Elementary proof of growth estimate for a polynomial via size from its zero set

Question

The paper Asymptotic properties of polynomials and algebraic functions of several variables by Gorin contains the following.

Lemma 3.1. Let $f\in \mathbb R[x_1,\dots,x_n]$. Suppose $f$ has a root in the interior of the unit circle. Then there exists a positive constant $c$ such that $$\|f(x)\|\geq c \cdot d(x,f^{-1}(0))^{\deg f},$$ where $d$ denotes the standard metric on $\mathbb R^n$.

The proof involves a previous theorem which is itself rather involved.
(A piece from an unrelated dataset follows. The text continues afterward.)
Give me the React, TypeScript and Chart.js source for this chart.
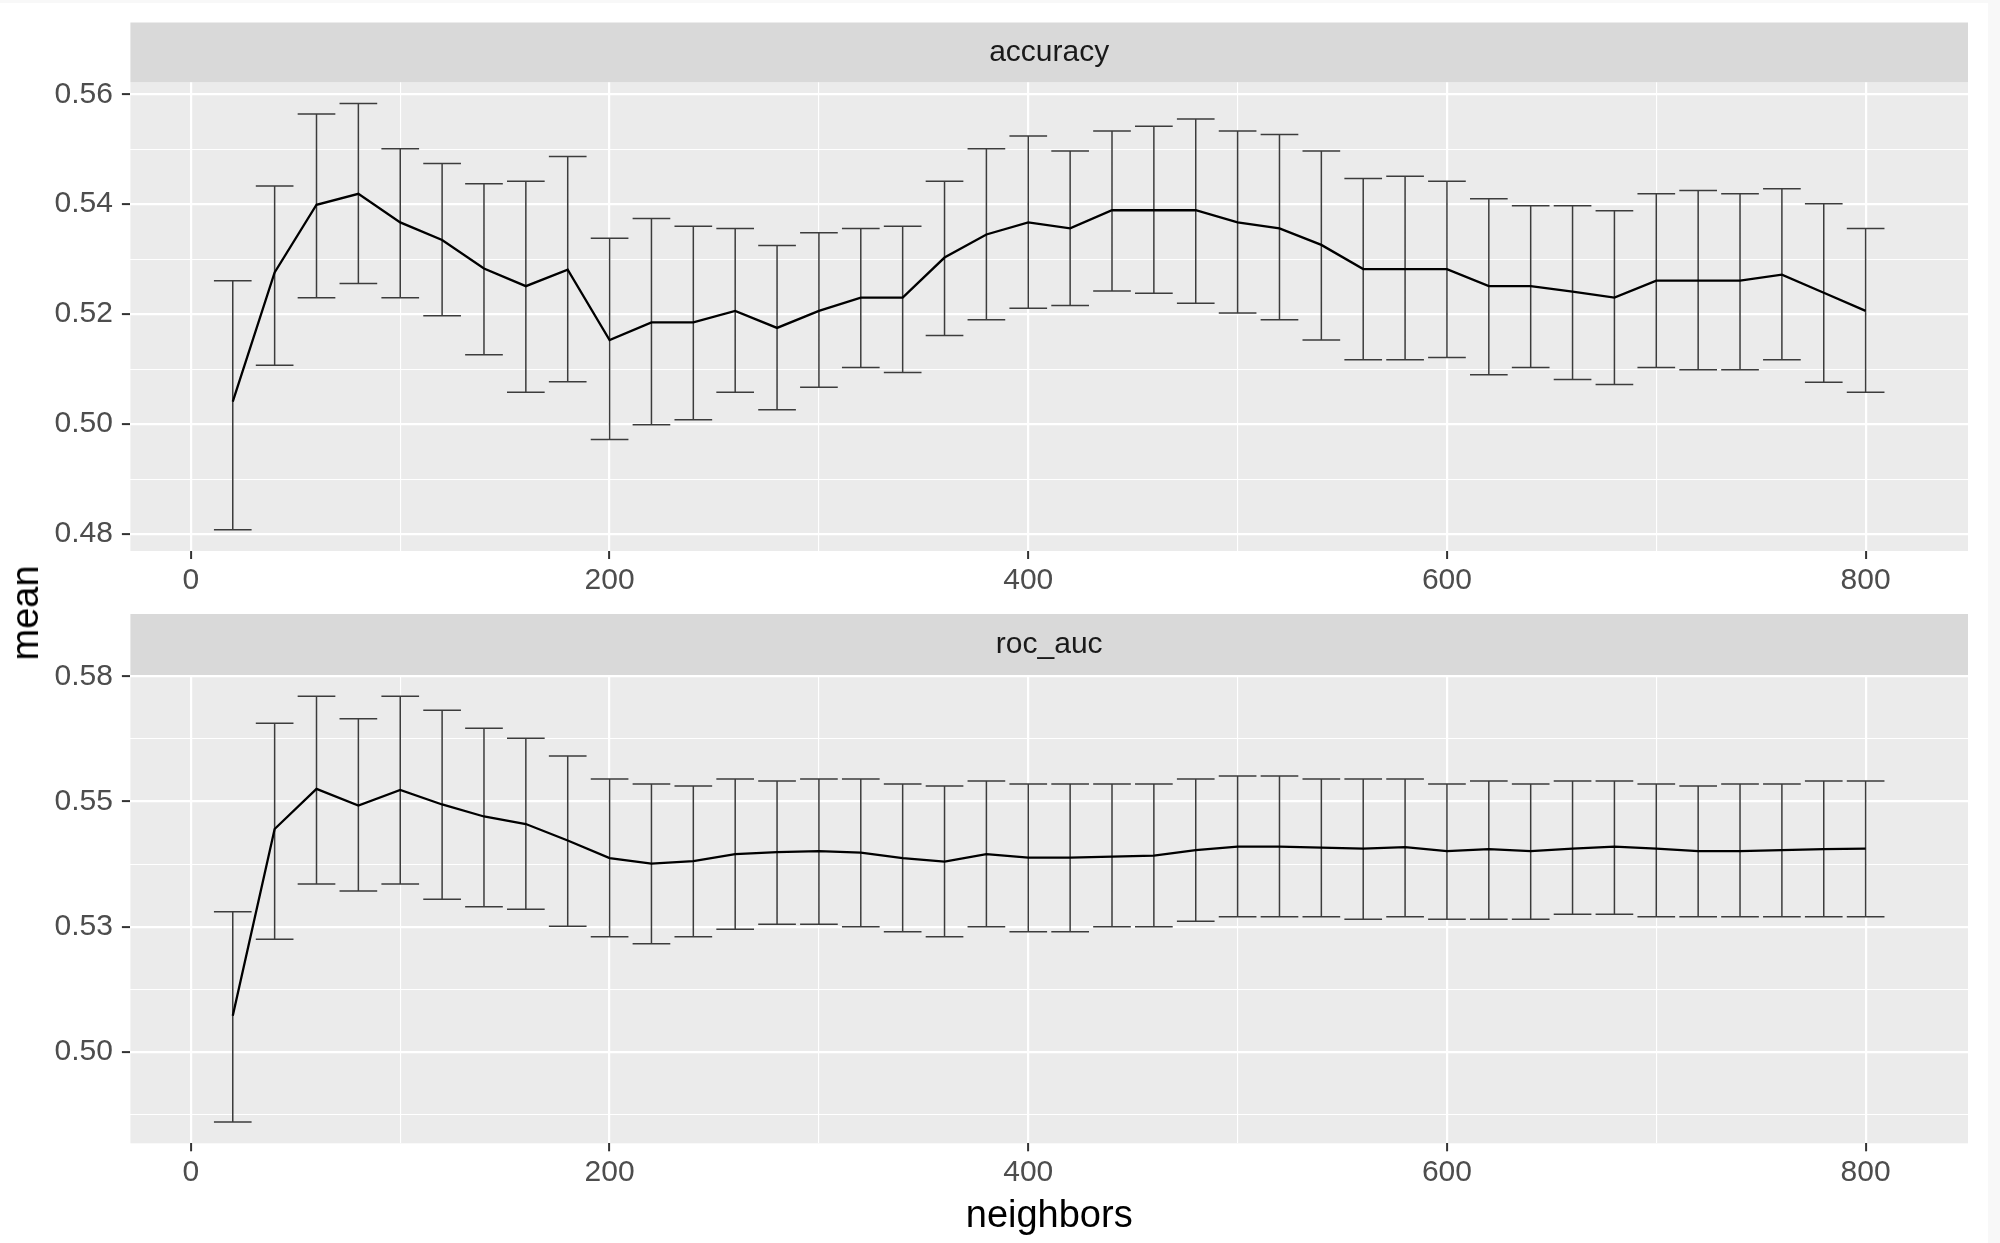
import React, { useEffect, useRef } from "react";
import { Chart, registerables } from "chart.js";

Chart.register(...registerables);

// ---------------- data ----------------
const neighbors = [
  20, 40, 60, 80, 100, 120, 140, 160, 180, 200,
  220, 240, 260, 280, 300, 320, 340, 360, 380, 400,
  420, 440, 460, 480, 500, 520, 540, 560, 580, 600,
  620, 640, 660, 680, 700, 720, 740, 760, 780, 800,
];

const accuracyMean = [
  0.5041, 0.5276, 0.5399, 0.5419, 0.5367, 0.5335, 0.5283, 0.5251, 0.5281, 0.5153,
  0.5185, 0.5185, 0.5206, 0.5175, 0.5206, 0.523, 0.523, 0.5303, 0.5345, 0.5367,
  0.5356, 0.5389, 0.5389, 0.5389, 0.5367, 0.5356, 0.5326, 0.5282, 0.5282, 0.5282,
  0.5251, 0.5251, 0.5241, 0.523, 0.5261, 0.5261, 0.5261, 0.5272, 0.5239, 0.5206,
];
const accuracyUpper = [
  0.5261, 0.5433, 0.5564, 0.5583, 0.5501, 0.5474, 0.5437, 0.5442, 0.5487, 0.5338,
  0.5374, 0.536, 0.5356, 0.5325, 0.5348, 0.5356, 0.536, 0.5442, 0.5501, 0.5524,
  0.5497, 0.5533, 0.5542, 0.5555, 0.5533, 0.5527, 0.5497, 0.5447, 0.5451, 0.5442,
  0.541, 0.5397, 0.5397, 0.5388, 0.5419, 0.5425, 0.5419, 0.5428, 0.5401, 0.5356,
];
const accuracyLower = [
  0.4808, 0.5107, 0.523, 0.5256, 0.523, 0.5197, 0.5126, 0.5058, 0.5077, 0.4972,
  0.4999, 0.5008, 0.5058, 0.5026, 0.5067, 0.5103, 0.5094, 0.5161, 0.519, 0.5211,
  0.5216, 0.5242, 0.5238, 0.522, 0.5202, 0.519, 0.5153, 0.5117, 0.5117, 0.5121,
  0.509, 0.5103, 0.5081, 0.5072, 0.5103, 0.5099, 0.5099, 0.5117, 0.5076, 0.5058,
];

const rocMean = [
  0.5072, 0.5445, 0.5525, 0.5492, 0.5523, 0.5494, 0.547, 0.5455, 0.5422, 0.5387,
  0.5376, 0.5381, 0.5395, 0.5399, 0.5401, 0.5398, 0.5387, 0.538, 0.5395, 0.5388,
  0.5388, 0.539, 0.5392, 0.5403, 0.541, 0.541, 0.5408, 0.5406, 0.5409, 0.5401,
  0.5405, 0.5401, 0.5406, 0.541, 0.5406, 0.5401, 0.5401, 0.5403, 0.5405, 0.5406,
];
const rocUpper = [
  0.528, 0.5656, 0.571, 0.5665, 0.571, 0.5682, 0.5646, 0.5626, 0.5591, 0.5545,
  0.5535, 0.5531, 0.5545, 0.5541, 0.5545, 0.5545, 0.5535, 0.5531, 0.5541, 0.5535,
  0.5535, 0.5535, 0.5535, 0.5545, 0.5551, 0.5551, 0.5545, 0.5545, 0.5545, 0.5535,
  0.5541, 0.5535, 0.5541, 0.5541, 0.5535, 0.5531, 0.5535, 0.5535, 0.5541, 0.5541,
];
const rocLower = [
  0.486, 0.5225, 0.5335, 0.5321, 0.5335, 0.5305, 0.529, 0.5285, 0.5251, 0.523,
  0.5216, 0.523, 0.5245, 0.5255, 0.5255, 0.525, 0.524, 0.523, 0.525, 0.524,
  0.524, 0.525, 0.525, 0.5261, 0.527, 0.527, 0.527, 0.5265, 0.527, 0.5265,
  0.5265, 0.5265, 0.5275, 0.5275, 0.527, 0.527, 0.527, 0.527, 0.527, 0.527,
];

const facetLabels = ["accuracy", "roc_auc"];

const xMajorTicks = [0, 200, 400, 600, 800];
const xMinorTicks = [100, 300, 500, 700];
const xTickLabels = ["0", "200", "400", "600", "800"];

const accMajorTicks = [0.48, 0.5, 0.52, 0.54, 0.56];
const accMinorTicks = [0.49, 0.51, 0.53, 0.55];
const accTickLabels = ["0.48", "0.50", "0.52", "0.54", "0.56"];

const rocMajorTicks = [0.5, 0.525, 0.55, 0.575];
const rocMinorTicks = [0.4875, 0.5125, 0.5375, 0.5625];
const rocTickLabels = ["0.50", "0.53", "0.55", "0.58"];

const xTitle = "neighbors";
const yTitle = "mean";

// ---------------- styling ----------------
const FONT = "'Liberation Sans', Arial, Helvetica, sans-serif";
const PANEL_BG = "#EBEBEB";
const STRIP_BG = "#D9D9D9";
const TICK_TEXT = "#4D4D4D";
const STRIP_TEXT = "#1A1A1A";

// errorbar half width in data units (ggplot: 0.9 * resolution / 2)
const CAP_HALF = 9;

function expandRange(lo: number[], hi: number[]) {
  const mn = Math.min(...lo);
  const mx = Math.max(...hi);
  const pad = (mx - mn) * 0.05;
  return [mn - pad, mx + pad];
}

const isIn = (arr: number[], v: number) => arr.some((a) => Math.abs(a - v) < 1e-9);
const labelOf = (arr: number[], labels: string[], v: number) => {
  const i = arr.findIndex((a) => Math.abs(a - v) < 1e-9);
  return i >= 0 ? labels[i] : "";
};

interface PanelCfg {
  mean: number[];
  lo: number[];
  hi: number[];
  yMajor: number[];
  yMinor: number[];
  yLabels: string[];
  facet: string;
  padTop: number;
  stripTop: number;
  xAxisHeight: number;
  showXTitle: boolean;
}

function makePanel(canvas: HTMLCanvasElement, cfg: PanelCfg) {
  const xLo = neighbors.map((v) => v - CAP_HALF);
  const xHi = neighbors.map((v) => v + CAP_HALF);
  const [xMin, xMax] = expandRange(xLo, xHi);
  const [yMin, yMax] = expandRange(cfg.lo, cfg.hi);

  const panelPlugin = {
    id: "panelStuff",
    beforeDraw(chart: any) {
      const { ctx, chartArea } = chart;
      ctx.save();
      ctx.fillStyle = PANEL_BG;
      ctx.fillRect(chartArea.left, chartArea.top, chartArea.right - chartArea.left, chartArea.bottom - chartArea.top);
      const sh = chartArea.top - cfg.stripTop;
      ctx.fillStyle = STRIP_BG;
      ctx.fillRect(chartArea.left, cfg.stripTop, chartArea.right - chartArea.left, sh);
      ctx.fillStyle = STRIP_TEXT;
      ctx.font = `30px ${FONT}`;
      ctx.textAlign = "center";
      ctx.textBaseline = "middle";
      ctx.fillText(cfg.facet, (chartArea.left + chartArea.right) / 2, cfg.stripTop + sh / 2);
      ctx.restore();
    },
    beforeDatasetsDraw(chart: any) {
      const { ctx, chartArea } = chart;
      const x = chart.scales.x;
      const y = chart.scales.y;
      ctx.save();
      ctx.beginPath();
      ctx.rect(chartArea.left, chartArea.top, chartArea.right - chartArea.left, chartArea.bottom - chartArea.top);
      ctx.clip();
      ctx.strokeStyle = "#3C3C3C";
      ctx.lineWidth = 1.5;
      ctx.beginPath();
      neighbors.forEach((xv, i) => {
        const px = x.getPixelForValue(xv);
        const pl = x.getPixelForValue(xv - CAP_HALF);
        const pr = x.getPixelForValue(xv + CAP_HALF);
        const yl = y.getPixelForValue(cfg.lo[i]);
        const yh = y.getPixelForValue(cfg.hi[i]);
        ctx.moveTo(px, yl);
        ctx.lineTo(px, yh);
        ctx.moveTo(pl, yl);
        ctx.lineTo(pr, yl);
        ctx.moveTo(pl, yh);
        ctx.lineTo(pr, yh);
      });
      ctx.stroke();
      ctx.restore();
    },
  };

  const xAll = [...xMajorTicks, ...xMinorTicks].sort((a, b) => a - b);
  const yAll = [...cfg.yMajor, ...cfg.yMinor].sort((a, b) => a - b);

  return new Chart(canvas, {
    type: "line",
    data: {
      datasets: [
        {
          data: neighbors.map((x, i) => ({ x, y: cfg.mean[i] })),
          borderColor: "#000000",
          borderWidth: 2.3,
          pointRadius: 0,
          tension: 0,
          fill: false,
        },
      ],
    },
    options: {
      animation: false,
      responsive: false,
      maintainAspectRatio: false,
      devicePixelRatio: 1,
      layout: { padding: { top: cfg.padTop, left: 0, right: 32, bottom: 0 } },
      plugins: { legend: { display: false }, tooltip: { enabled: false }, title: { display: false } },
      scales: {
        x: {
          type: "linear",
          bounds: "data",
          min: xMin,
          max: xMax,
          afterBuildTicks: (s: any) => {
            s.ticks = xAll.map((v) => ({ value: v }));
          },
          afterFit: (s: any) => {
            s.height = cfg.xAxisHeight;
          },
          ticks: {
            autoSkip: false,
            maxRotation: 0,
            padding: 3.5,
            color: TICK_TEXT,
            font: { family: FONT, size: 30 },
            callback: (v: any) => labelOf(xMajorTicks, xTickLabels, Number(v)),
          },
          grid: {
            color: "#FFFFFF",
            lineWidth: (c: any) => (c.tick && isIn(xMajorTicks, c.tick.value) ? 2.2 : 1.1),
            tickLength: 8,
            tickWidth: 2,
            tickColor: (c: any) => (c.tick && isIn(xMajorTicks, c.tick.value) ? "#333333" : "rgba(0,0,0,0)"),
          },
          border: { display: false },
          title: {
            display: cfg.showXTitle,
            text: xTitle,
            color: "#000000",
            font: { family: FONT, size: 38 },
            padding: { top: 0, bottom: 3.5 },
          },
        },
        y: {
          type: "linear",
          bounds: "data",
          min: yMin,
          max: yMax,
          afterBuildTicks: (s: any) => {
            s.ticks = yAll.map((v) => ({ value: v }));
          },
          afterFit: (s: any) => {
            s.width = 130.4;
          },
          ticks: {
            autoSkip: false,
            padding: 9,
            color: TICK_TEXT,
            font: { family: FONT, size: 30 },
            callback: (v: any) => labelOf(cfg.yMajor, cfg.yLabels, Number(v)),
          },
          grid: {
            color: "#FFFFFF",
            lineWidth: (c: any) => (c.tick && isIn(cfg.yMajor, c.tick.value) ? 2.2 : 1.1),
            tickLength: 8.5,
            tickWidth: 2,
            tickColor: (c: any) => (c.tick && isIn(cfg.yMajor, c.tick.value) ? "#333333" : "rgba(0,0,0,0)"),
          },
          border: { display: false },
        },
      },
    } as any,
    plugins: [panelPlugin],
  });
}

export default function App() {
  const refA = useRef<HTMLCanvasElement>(null);
  const refB = useRef<HTMLCanvasElement>(null);

  useEffect(() => {
    document.body.style.margin = "0";
    const a = makePanel(refA.current!, {
      mean: accuracyMean,
      lo: accuracyLower,
      hi: accuracyUpper,
      yMajor: accMajorTicks,
      yMinor: accMinorTicks,
      yLabels: accTickLabels,
      facet: facetLabels[0],
      padTop: 82.3,
      stripTop: 22.5,
      xAxisHeight: 49,
      showXTitle: false,
    });
    const b = makePanel(refB.current!, {
      mean: rocMean,
      lo: rocLower,
      hi: rocUpper,
      yMajor: rocMajorTicks,
      yMinor: rocMinorTicks,
      yLabels: rocTickLabels,
      facet: facetLabels[1],
      padTop: 75,
      stripTop: 14,
      xAxisHeight: 643 - 543.3,
      showXTitle: true,
    });
    return () => {
      a.destroy();
      b.destroy();
    };
  }, []);

  return (
    <div style={{ position: "relative", width: 2000, height: 1243, background: "#F8F8F8", overflow: "hidden" }}>
      <div style={{ position: "absolute", left: 0, top: 3, width: 1988, height: 1240, background: "#FFFFFF" }} />
      <canvas
        ref={refA}
        width={2000}
        height={600}
        style={{ position: "absolute", left: 0, top: 0, width: 2000, height: 600 }}
      />
      <canvas
        ref={refB}
        width={2000}
        height={643}
        style={{ position: "absolute", left: 0, top: 600, width: 2000, height: 643 }}
      />
      <div
        style={{
          position: "absolute",
          left: 25,
          top: 613,
          transform: "translate(-50%, -50%) rotate(-90deg)",
          fontFamily: FONT,
          fontSize: 38,
          color: "#000000",
          whiteSpace: "nowrap",
          lineHeight: 1,
        }}
      >
        {yTitle}
      </div>
    </div>
  );
}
Question. Is there a quick direct proof of the above lemma?

Answer 1

The Russian original text clearly states that the exponent is not $\deg f$ but just some $\alpha>0$. For $\alpha=\deg f$ is it not true: a polynomial $f(x,y)=x^{2n}+(x-y^n)^2$ has a unique zero $(0,0)$, but $f(\delta^n,\delta)=\delta^{2n^2}$.

I remember obtaining a cubic upper bound for $\alpha$ in the case of a polynomial in two variables with a single zero (but the estimate holds only in a disk centred at the root, not on the whole plane). I may try to find it if you wish.